Évidemment, les obstacles ne sont pas absents, mais ils sont parfaitement identifiés. Sur un échantillon d’un peu plus d’un millier de postes, plus de 70% des incompatibilités tiennent à des processeurs trop anciens. Le reste se répartit entre des problèmes liés au module TPM, au Secure Boot ou à une combinaison des deux, parfois même aux trois lorsqu’un processeur vieillissant s’ajoute à l’équation. Rien de véritablement inattendu, donc, mais suffisamment pour justifier un plan de renouvellement plus large que prévu.
« Le cycle de renouvellement naturel ne couvre pas complètement la compatibilité et la migration vers Windows 11, car nous avons beaucoup de PC qui ont 8 Go de RAM et qui auront donc du mal à faire tourner Windows 11 », nous a confirmé Stéphane Le Vély. « Un plan de renouvellement spécifique a donc été monté sur 2025 pour acheter des PC et de la mémoire afin de pouvoir déployer Windows 11 sur tout le parc. » L’objectif est d’atteindre un niveau de conformité complet d’ici le printemps 2026.

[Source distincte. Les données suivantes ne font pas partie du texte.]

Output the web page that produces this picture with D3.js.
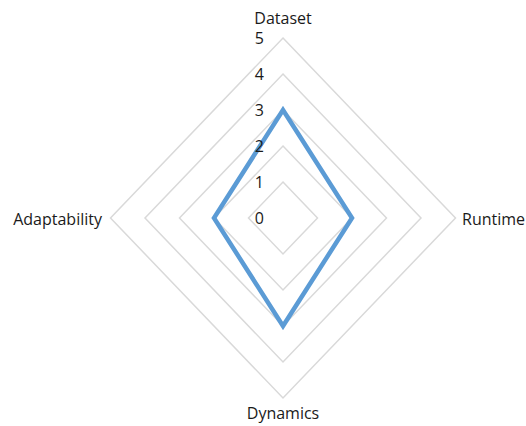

En attendant, La Poste s’appuiera sur l'ESU pour sécuriser les postes qui n’auront pas migré à temps, notamment en raison de retards de livraison de PC d’un fournisseur. C’est d’ailleurs ce dernier qui prendra en charge la facture, tandis que le budget global du groupe consacré aux renouvellements de postes s’élève à 3,2 millions d’euros hors taxes. Un budget conséquent, certes, mais anticipé dans le plan pluriannuel de l’entreprise.

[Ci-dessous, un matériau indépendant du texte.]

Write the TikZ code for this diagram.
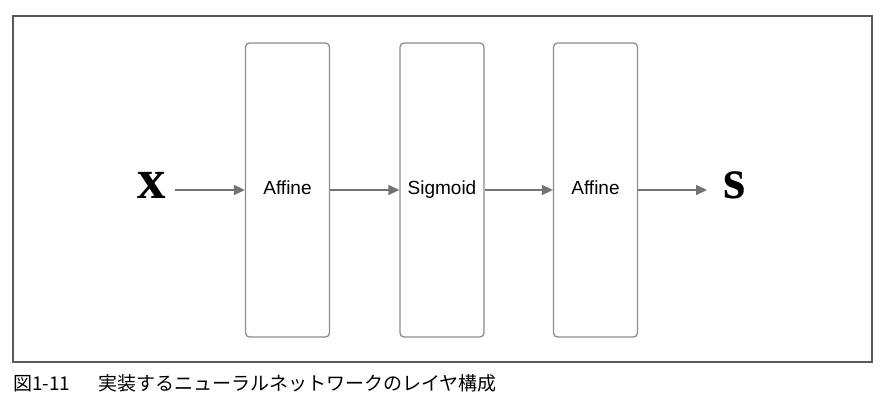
\documentclass[tikz,border=0pt]{standalone}
\usepackage{fontspec}
\setmainfont{Liberation Serif}
\setsansfont{Liberation Sans}
\newfontfamily\jpfont{Noto Sans CJK JP}
\usetikzlibrary{arrows.meta}
\tikzset{
  layer/.style={draw=black!45, line width=1.3pt, rounded corners=4pt,
    minimum width=84pt, minimum height=294pt, inner sep=0pt,
    text height=14pt, text depth=4pt,
    font=\sffamily\fontsize{19}{19}\selectfont},
  signal/.style={font=\bfseries\fontsize{57}{57}\selectfont, inner sep=0pt},
  flow/.style={draw=black!55, line width=1.6pt, -{Triangle[length=11pt,width=10pt]}}
}
\begin{document}
\begin{tikzpicture}[x=1pt,y=-1pt]
\useasboundingbox (0,0) rectangle (887,409);
\draw[black!65, line width=1.3pt] (13,16) rectangle (872,362);
\node[layer] (affA) at (287.5,190) {Affine};
\node[layer] (sigm) at (442,190) {Sigmoid};
\node[layer] (affB) at (595.5,190) {Affine};
\node[signal] (x) at (152,185) {x};
\node[signal] (s) at (735,185) {s};
\coordinate (xout) at (175,190);
\coordinate (sin) at (707,190);
\draw[flow] (xout) -- (affA);
\draw[flow] (affA) -- (sigm);
\draw[flow] (sigm) -- (affB);
\draw[flow] (affB) -- (sin);
\node[anchor=west, inner sep=0pt, font=\jpfont\fontsize{19}{19}\selectfont] (cap) at (13,383) {図1-11\hspace{28pt}実装するニューラルネットワークのレイヤ構成};
\end{tikzpicture}
\end{document}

Un déploiement maîtrisé, loin du scénario catastrophe
Au final, c’est plutôt à un déploiement maîtrisé et calme qu’on assiste, loin de la catastrophe annoncée ces dernières semaines. « Pas de frein qui ait un réel impact, hormis quelques applications utilisées par certaines populations à la DSI qui doivent évoluer », résume Stéphane Le Vély.
Le parc, plus régulièrement renouvelé qu’à l’époque de Windows 7, montre aussi moins de signes d’obsolescence, tandis que les migrations précédentes, les mises à jour annuelles de Windows 10 et les évolutions fréquentes des navigateurs ou de la suite Office ont rendu ces transitions plus familières, tant pour les grandes organisations que pour les équipes. Ces migrations successives « sont globalement supportables », conclut Stéphane Le Vély, « même si des questions se posent sur le fait que des matériels encore en bon état et performants ne soient plus utilisables ».
Alors justement, quid des machines remplacées ? Là encore, rien n’a été laissé au hasard. Une partie du matériel trouvera une seconde vie avec un système Windows 11 allégé, utilisé pour accéder à des environnements virtuels. Ces postes remis à niveau serviront notamment aux agents ayant besoin d’un ordinateur de façon ponctuelle, par exemple pour des formations ou des usages temporaires.
Pour le reste, La Poste s’appuie sur son opérateur interne de déploiement et de maintenance, qui collabore avec des structures de réemploi comme des associations ou des ESAT avant d’envisager le recyclage pur et simple. Une manière de prolonger la durée de vie du matériel tout en limitant l’impact environnemental d’un renouvellement à grande échelle imposé par la fin du support de Windows 10.